[EMBOSS] backtranseq

Fri Jul 22 12:52:49 UTC 2005

Nadeem Faruque wrote:

> I think we'd be better off with plain old IUPAC rather than venturing into more comples systems or we'll end up with 
> weighted matrices or even HMM's.
> The advantage of IUPAC is of course that you can plug it into most other programs.

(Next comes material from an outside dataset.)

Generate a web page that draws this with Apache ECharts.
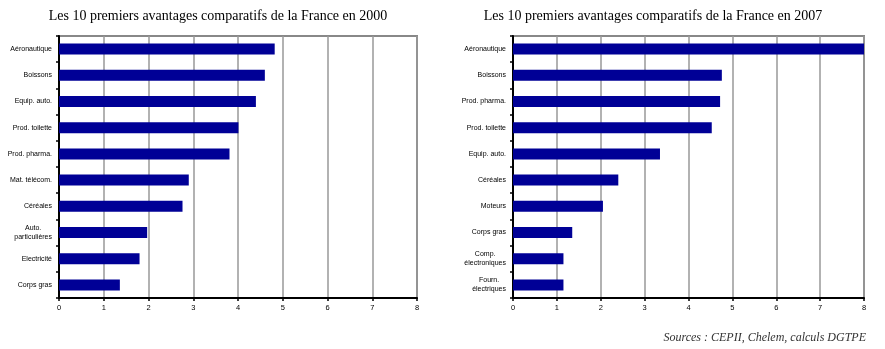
<!DOCTYPE html>
<html><head><meta charset="utf-8">
<script src="https://cdn.jsdelivr.net/npm/echarts@6/dist/echarts.min.js"></script>
<style>html,body{margin:0;padding:0;background:#fff}#c{width:885px;height:349px}</style>
</head><body><div id="c"></div>
<script>
const title2000 = "Les 10 premiers avantages comparatifs de la France en 2000";
const title2007 = "Les 10 premiers avantages comparatifs de la France en 2007";
const sourceText = "Sources : CEPII, Chelem, calculs DGTPE";
const categories2000 = ["Aéronautique","Boissons","Equip. auto.","Prod. toilette","Prod. pharma.","Mat. télécom.","Céréales","Auto.\nparticulières","Electricité","Corps gras"];
const values2000 = [4.82, 4.60, 4.40, 4.01, 3.81, 2.90, 2.76, 1.97, 1.80, 1.36];
const categories2007 = ["Aéronautique","Boissons","Prod. pharma.","Prod. toilette","Equip. auto.","Céréales","Moteurs","Corps gras","Comp.\nélectroniques","Fourn.\nélectriques"];
const values2007 = [8.0, 4.76, 4.72, 4.53, 3.35, 2.40, 2.05, 1.35, 1.15, 1.15];
const xTicks = ["0","1","2","3","4","5","6","7","8"];

const chart = echarts.init(document.getElementById('c'), null, {renderer:'canvas'});
const labelFont = {fontFamily:'Liberation Sans', fontSize:7, color:'#000'};
function catLabelFormatter(v){
  if (v.indexOf('\n') >= 0) return v.split('\n').map(s => '{c|' + s + '}').join('\n');
  return v;
}
function xAxisCfg(gi){
  return {
    gridIndex: gi, type:'value', min:0, max:8, interval:1,
    axisLine:{show:true, lineStyle:{color:'#000', width:2}},
    axisTick:{show:true, length:3, lineStyle:{color:'#000', width:1.5}},
    axisLabel:Object.assign({margin:6, formatter:(v)=>xTicks[v]}, labelFont, {fontSize:7.5}),
    splitLine:{show:true, lineStyle:{color:'#999', width:1.5}}
  };
}
function yAxisCfg(gi, cats){
  return {
    gridIndex: gi, type:'category', data: cats, inverse:true,
    axisLine:{show:true, lineStyle:{color:'#000', width:2}},
    axisTick:{show:true, length:3, lineStyle:{color:'#000', width:1.5}},
    axisLabel:Object.assign({margin:7, formatter:catLabelFormatter, lineHeight:9,
      rich:{c:{align:'center', fontFamily:'Liberation Sans', fontSize:7, color:'#000', lineHeight:9}}}, labelFont),
    splitLine:{show:false}
  };
}
chart.setOption({
  animation:false,
  backgroundColor:'#fff',
  title:[
    {text:title2000, left:213, top:4, textAlign:'center',
     textStyle:{fontFamily:'Liberation Serif', fontSize:14, fontWeight:'normal', color:'#000'}},
    {text:title2007, left:648, top:4, textAlign:'center',
     textStyle:{fontFamily:'Liberation Serif', fontSize:14, fontWeight:'normal', color:'#000'}},
    {text:sourceText, right:14, top:327,
     textStyle:{fontFamily:'Liberation Serif', fontSize:12, fontStyle:'italic', fontWeight:'normal', color:'#333'}}
  ],
  grid:[
    {left:59, top:36, width:358, height:262, show:true, borderColor:'#888', borderWidth:2, backgroundColor:'#fff'},
    {left:513, top:36, width:351, height:262, show:true, borderColor:'#888', borderWidth:2, backgroundColor:'#fff'}
  ],
  xAxis:[xAxisCfg(0), xAxisCfg(1)],
  yAxis:[yAxisCfg(0, categories2000), yAxisCfg(1, categories2007)],
  series:[
    {type:'bar', xAxisIndex:0, yAxisIndex:0, data:values2000, barWidth:11,
     itemStyle:{color:'#000096'}},
    {type:'bar', xAxisIndex:1, yAxisIndex:1, data:values2007, barWidth:11,
     itemStyle:{color:'#000096'}}
  ]
});
</script></body></html>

Well .... how about this part of IUPAC:

IUBMB recommends marking unclear codons, for example in
http://www.chem.qmul.ac.uk/iubmb/misc/naseq.html

"To avoid ambiguity, therefore, it is important to make it clear whenever the 
triplet YTN, for example, occurs in a sequence deduced from the occurrence of 
a leucine residue in the corresponding amino acid sequence that it does not 
include TTT or TTC as possibilities, etc. To emphasise this, it may be helpful 
to print such triplets in italics."

... we could use lowercase, rather than italics, to make this clear.

IUPAC also allows uncertain positions with (A,C,D) or (H.I.K.L). EMBOSS allows 
these, but after checking all occurrences in PIR it simply ignores the extra 
characters and assumes the amino acids are in the correct sequence. These are 
needed because Sanger protein sequencing determined composition but usually 
not the order of residues.

I see no codes for a choice of amino acids, other than B (D or N) and Z (E or 
Q), both from amino acid sequence composition, where hydrolyzing all amide 
bonds converted N to D (Asparagine to Aspartate) and Q to E (glutamine to 
glutamate). Also, one IUPAC report notes that NMR data can include J for "I or 
L" as Leucine and Isoleucine are indistinguishable by NMR. EBMOSS so far 
ignores this code (I only discovered it today :-).

U is now officially used for selenocysteine, although many EMBOSS programs 
cannot handle U and have to use X. The only character not used in amino acid 
sequence is O. I have seen it used in DNA sequence (CpG islands represented as 
OJ for specialised alignment scoring in one publication).